Task to carry out: Copy the records below exactly, omitting any pictures they contain.

Data for this task:

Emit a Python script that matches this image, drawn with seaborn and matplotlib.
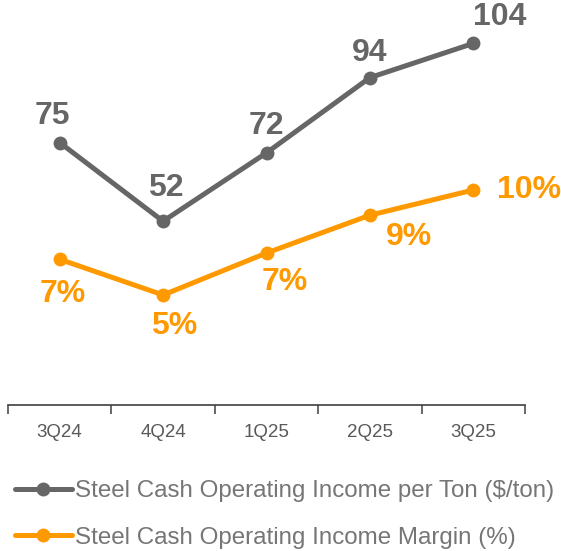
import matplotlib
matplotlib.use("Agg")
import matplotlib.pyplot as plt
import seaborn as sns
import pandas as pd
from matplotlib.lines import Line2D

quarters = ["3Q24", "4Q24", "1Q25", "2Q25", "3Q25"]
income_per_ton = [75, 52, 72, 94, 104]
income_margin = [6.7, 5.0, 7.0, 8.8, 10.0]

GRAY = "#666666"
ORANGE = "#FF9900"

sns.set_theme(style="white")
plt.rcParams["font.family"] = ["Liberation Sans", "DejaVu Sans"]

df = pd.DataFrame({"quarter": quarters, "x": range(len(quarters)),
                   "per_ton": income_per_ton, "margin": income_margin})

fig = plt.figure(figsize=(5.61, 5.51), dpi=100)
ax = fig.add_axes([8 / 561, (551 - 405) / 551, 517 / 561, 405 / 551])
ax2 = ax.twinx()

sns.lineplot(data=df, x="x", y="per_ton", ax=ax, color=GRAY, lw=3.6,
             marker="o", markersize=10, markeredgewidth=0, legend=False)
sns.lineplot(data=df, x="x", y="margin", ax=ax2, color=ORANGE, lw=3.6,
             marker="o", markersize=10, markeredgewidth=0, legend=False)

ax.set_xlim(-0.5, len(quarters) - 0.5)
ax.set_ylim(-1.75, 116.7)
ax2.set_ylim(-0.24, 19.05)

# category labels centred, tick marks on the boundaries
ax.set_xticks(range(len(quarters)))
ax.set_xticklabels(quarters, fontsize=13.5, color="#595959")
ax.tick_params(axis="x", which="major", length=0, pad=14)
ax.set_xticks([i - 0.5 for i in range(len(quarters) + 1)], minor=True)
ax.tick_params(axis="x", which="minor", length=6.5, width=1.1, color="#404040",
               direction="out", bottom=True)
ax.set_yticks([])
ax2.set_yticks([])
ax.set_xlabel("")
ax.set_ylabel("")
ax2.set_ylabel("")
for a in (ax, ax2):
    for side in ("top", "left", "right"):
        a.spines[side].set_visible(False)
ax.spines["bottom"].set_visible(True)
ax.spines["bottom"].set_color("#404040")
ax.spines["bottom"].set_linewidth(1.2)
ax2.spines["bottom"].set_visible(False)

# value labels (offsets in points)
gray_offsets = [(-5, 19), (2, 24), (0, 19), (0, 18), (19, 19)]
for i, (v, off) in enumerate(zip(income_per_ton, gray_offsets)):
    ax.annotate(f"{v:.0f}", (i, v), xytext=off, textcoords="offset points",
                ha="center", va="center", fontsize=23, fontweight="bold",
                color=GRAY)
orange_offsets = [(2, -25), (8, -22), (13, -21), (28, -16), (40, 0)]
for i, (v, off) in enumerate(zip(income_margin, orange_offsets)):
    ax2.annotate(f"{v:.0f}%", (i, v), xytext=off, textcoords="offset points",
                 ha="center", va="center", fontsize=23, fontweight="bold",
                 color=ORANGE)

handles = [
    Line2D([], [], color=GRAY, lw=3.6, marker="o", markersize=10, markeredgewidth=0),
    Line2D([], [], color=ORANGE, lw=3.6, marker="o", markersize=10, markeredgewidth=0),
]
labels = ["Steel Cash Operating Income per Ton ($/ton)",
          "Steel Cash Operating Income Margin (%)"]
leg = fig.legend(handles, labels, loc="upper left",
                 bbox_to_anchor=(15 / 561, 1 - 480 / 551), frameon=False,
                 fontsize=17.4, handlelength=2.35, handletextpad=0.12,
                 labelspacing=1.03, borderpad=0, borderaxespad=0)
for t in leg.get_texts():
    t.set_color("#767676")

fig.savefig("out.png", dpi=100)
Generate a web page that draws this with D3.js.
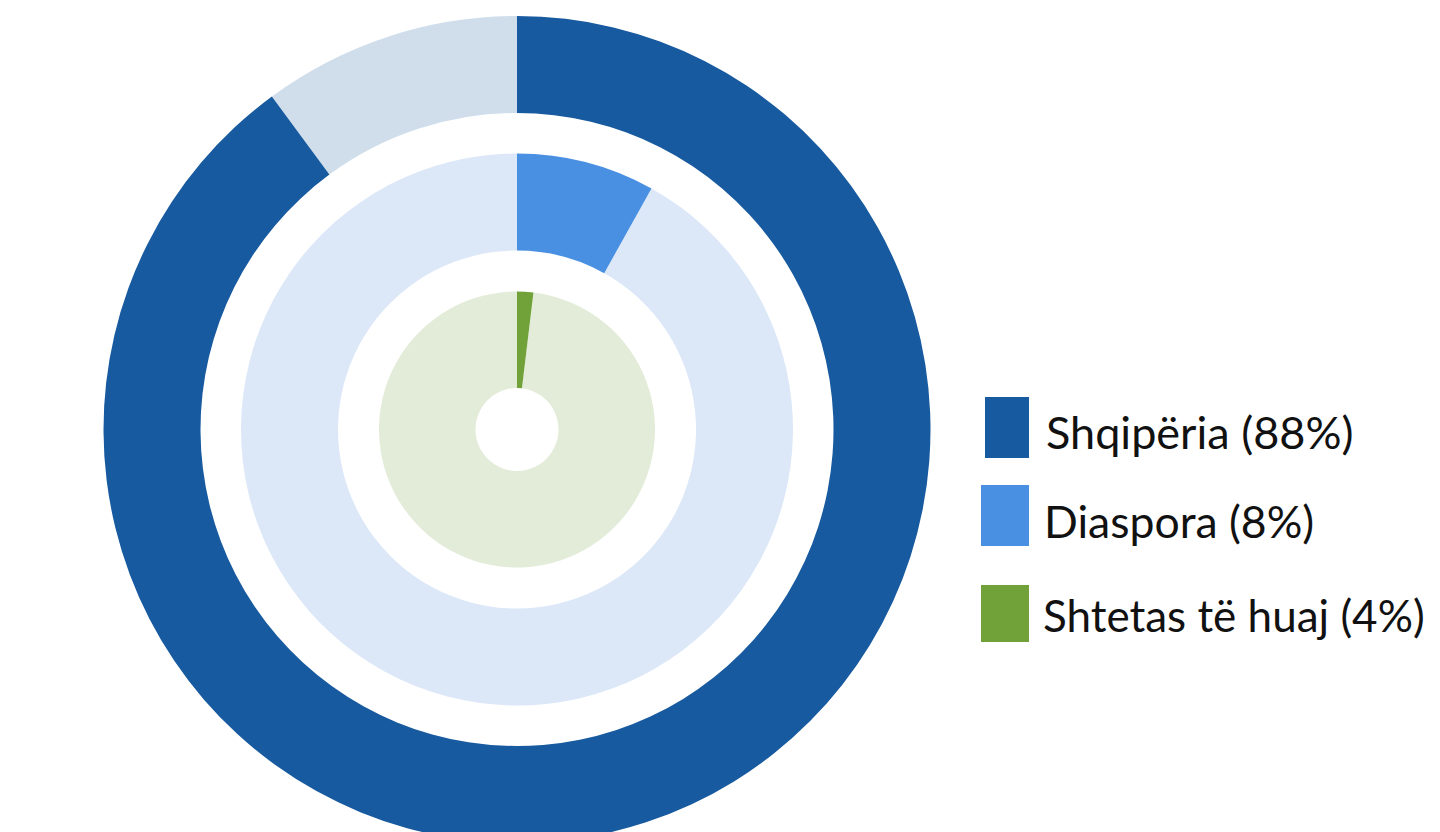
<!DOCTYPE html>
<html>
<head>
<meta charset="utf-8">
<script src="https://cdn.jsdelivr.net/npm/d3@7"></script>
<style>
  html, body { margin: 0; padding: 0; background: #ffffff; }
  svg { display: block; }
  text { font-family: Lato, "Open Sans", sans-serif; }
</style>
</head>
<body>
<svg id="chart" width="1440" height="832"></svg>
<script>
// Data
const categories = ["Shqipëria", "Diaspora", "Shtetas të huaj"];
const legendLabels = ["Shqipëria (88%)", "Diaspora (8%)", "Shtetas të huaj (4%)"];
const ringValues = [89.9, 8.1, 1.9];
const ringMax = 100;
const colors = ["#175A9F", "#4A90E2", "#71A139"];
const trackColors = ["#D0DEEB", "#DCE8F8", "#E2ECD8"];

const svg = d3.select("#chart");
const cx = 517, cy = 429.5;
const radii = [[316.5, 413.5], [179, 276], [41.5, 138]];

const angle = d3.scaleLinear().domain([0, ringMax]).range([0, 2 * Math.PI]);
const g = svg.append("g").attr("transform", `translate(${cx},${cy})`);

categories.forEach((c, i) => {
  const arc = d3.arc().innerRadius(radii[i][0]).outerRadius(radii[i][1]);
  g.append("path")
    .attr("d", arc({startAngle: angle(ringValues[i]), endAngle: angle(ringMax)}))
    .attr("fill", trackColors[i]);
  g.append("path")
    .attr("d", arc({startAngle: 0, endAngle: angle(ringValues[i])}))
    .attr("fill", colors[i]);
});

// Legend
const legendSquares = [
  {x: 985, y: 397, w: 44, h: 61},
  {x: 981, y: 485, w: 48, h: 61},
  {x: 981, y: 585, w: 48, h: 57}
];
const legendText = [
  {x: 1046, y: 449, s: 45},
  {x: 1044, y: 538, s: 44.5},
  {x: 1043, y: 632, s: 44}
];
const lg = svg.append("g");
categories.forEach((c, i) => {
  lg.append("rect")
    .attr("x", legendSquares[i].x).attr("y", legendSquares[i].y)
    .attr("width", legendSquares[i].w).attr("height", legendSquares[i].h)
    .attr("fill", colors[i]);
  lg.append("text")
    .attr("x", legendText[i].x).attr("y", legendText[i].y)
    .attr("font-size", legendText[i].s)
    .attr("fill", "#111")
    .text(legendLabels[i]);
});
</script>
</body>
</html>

Answer to this task:
Emit a Python script that matches this image, drawn with seaborn and matplotlib.
import matplotlib
matplotlib.use("Agg")
import matplotlib.pyplot as plt
import seaborn as sns
import pandas as pd
from matplotlib.lines import Line2D

quarters = ["3Q24", "4Q24", "1Q25", "2Q25", "3Q25"]
income_per_ton = [75, 52, 72, 94, 104]
income_margin = [6.7, 5.0, 7.0, 8.8, 10.0]

GRAY = "#666666"
ORANGE = "#FF9900"

sns.set_theme(style="white")
plt.rcParams["font.family"] = ["Liberation Sans", "DejaVu Sans"]

df = pd.DataFrame({"quarter": quarters, "x": range(len(quarters)),
                   "per_ton": income_per_ton, "margin": income_margin})

fig = plt.figure(figsize=(5.61, 5.51), dpi=100)
ax = fig.add_axes([8 / 561, (551 - 405) / 551, 517 / 561, 405 / 551])
ax2 = ax.twinx()

sns.lineplot(data=df, x="x", y="per_ton", ax=ax, color=GRAY, lw=3.6,
             marker="o", markersize=10, markeredgewidth=0, legend=False)
sns.lineplot(data=df, x="x", y="margin", ax=ax2, color=ORANGE, lw=3.6,
             marker="o", markersize=10, markeredgewidth=0, legend=False)

ax.set_xlim(-0.5, len(quarters) - 0.5)
ax.set_ylim(-1.75, 116.7)
ax2.set_ylim(-0.24, 19.05)

# category labels centred, tick marks on the boundaries
ax.set_xticks(range(len(quarters)))
ax.set_xticklabels(quarters, fontsize=13.5, color="#595959")
ax.tick_params(axis="x", which="major", length=0, pad=14)
ax.set_xticks([i - 0.5 for i in range(len(quarters) + 1)], minor=True)
ax.tick_params(axis="x", which="minor", length=6.5, width=1.1, color="#404040",
               direction="out", bottom=True)
ax.set_yticks([])
ax2.set_yticks([])
ax.set_xlabel("")
ax.set_ylabel("")
ax2.set_ylabel("")
for a in (ax, ax2):
    for side in ("top", "left", "right"):
        a.spines[side].set_visible(False)
ax.spines["bottom"].set_visible(True)
ax.spines["bottom"].set_color("#404040")
ax.spines["bottom"].set_linewidth(1.2)
ax2.spines["bottom"].set_visible(False)

# value labels (offsets in points)
gray_offsets = [(-5, 19), (2, 24), (0, 19), (0, 18), (19, 19)]
for i, (v, off) in enumerate(zip(income_per_ton, gray_offsets)):
    ax.annotate(f"{v:.0f}", (i, v), xytext=off, textcoords="offset points",
                ha="center", va="center", fontsize=23, fontweight="bold",
                color=GRAY)
orange_offsets = [(2, -25), (8, -22), (13, -21), (28, -16), (40, 0)]
for i, (v, off) in enumerate(zip(income_margin, orange_offsets)):
    ax2.annotate(f"{v:.0f}%", (i, v), xytext=off, textcoords="offset points",
                 ha="center", va="center", fontsize=23, fontweight="bold",
                 color=ORANGE)

handles = [
    Line2D([], [], color=GRAY, lw=3.6, marker="o", markersize=10, markeredgewidth=0),
    Line2D([], [], color=ORANGE, lw=3.6, marker="o", markersize=10, markeredgewidth=0),
]
labels = ["Steel Cash Operating Income per Ton ($/ton)",
          "Steel Cash Operating Income Margin (%)"]
leg = fig.legend(handles, labels, loc="upper left",
                 bbox_to_anchor=(15 / 561, 1 - 480 / 551), frameon=False,
                 fontsize=17.4, handlelength=2.35, handletextpad=0.12,
                 labelspacing=1.03, borderpad=0, borderaxespad=0)
for t in leg.get_texts():
    t.set_color("#767676")

fig.savefig("out.png", dpi=100)
Generate a web page that draws this with D3.js.
<!DOCTYPE html>
<html>
<head>
<meta charset="utf-8">
<script src="https://cdn.jsdelivr.net/npm/d3@7"></script>
<style>
  html, body { margin: 0; padding: 0; background: #ffffff; }
  svg { display: block; }
  text { font-family: Lato, "Open Sans", sans-serif; }
</style>
</head>
<body>
<svg id="chart" width="1440" height="832"></svg>
<script>
// Data
const categories = ["Shqipëria", "Diaspora", "Shtetas të huaj"];
const legendLabels = ["Shqipëria (88%)", "Diaspora (8%)", "Shtetas të huaj (4%)"];
const ringValues = [89.9, 8.1, 1.9];
const ringMax = 100;
const colors = ["#175A9F", "#4A90E2", "#71A139"];
const trackColors = ["#D0DEEB", "#DCE8F8", "#E2ECD8"];

const svg = d3.select("#chart");
const cx = 517, cy = 429.5;
const radii = [[316.5, 413.5], [179, 276], [41.5, 138]];

const angle = d3.scaleLinear().domain([0, ringMax]).range([0, 2 * Math.PI]);
const g = svg.append("g").attr("transform", `translate(${cx},${cy})`);

categories.forEach((c, i) => {
  const arc = d3.arc().innerRadius(radii[i][0]).outerRadius(radii[i][1]);
  g.append("path")
    .attr("d", arc({startAngle: angle(ringValues[i]), endAngle: angle(ringMax)}))
    .attr("fill", trackColors[i]);
  g.append("path")
    .attr("d", arc({startAngle: 0, endAngle: angle(ringValues[i])}))
    .attr("fill", colors[i]);
});

// Legend
const legendSquares = [
  {x: 985, y: 397, w: 44, h: 61},
  {x: 981, y: 485, w: 48, h: 61},
  {x: 981, y: 585, w: 48, h: 57}
];
const legendText = [
  {x: 1046, y: 449, s: 45},
  {x: 1044, y: 538, s: 44.5},
  {x: 1043, y: 632, s: 44}
];
const lg = svg.append("g");
categories.forEach((c, i) => {
  lg.append("rect")
    .attr("x", legendSquares[i].x).attr("y", legendSquares[i].y)
    .attr("width", legendSquares[i].w).attr("height", legendSquares[i].h)
    .attr("fill", colors[i]);
  lg.append("text")
    .attr("x", legendText[i].x).attr("y", legendText[i].y)
    .attr("font-size", legendText[i].s)
    .attr("fill", "#111")
    .text(legendLabels[i]);
});
</script>
</body>
</html>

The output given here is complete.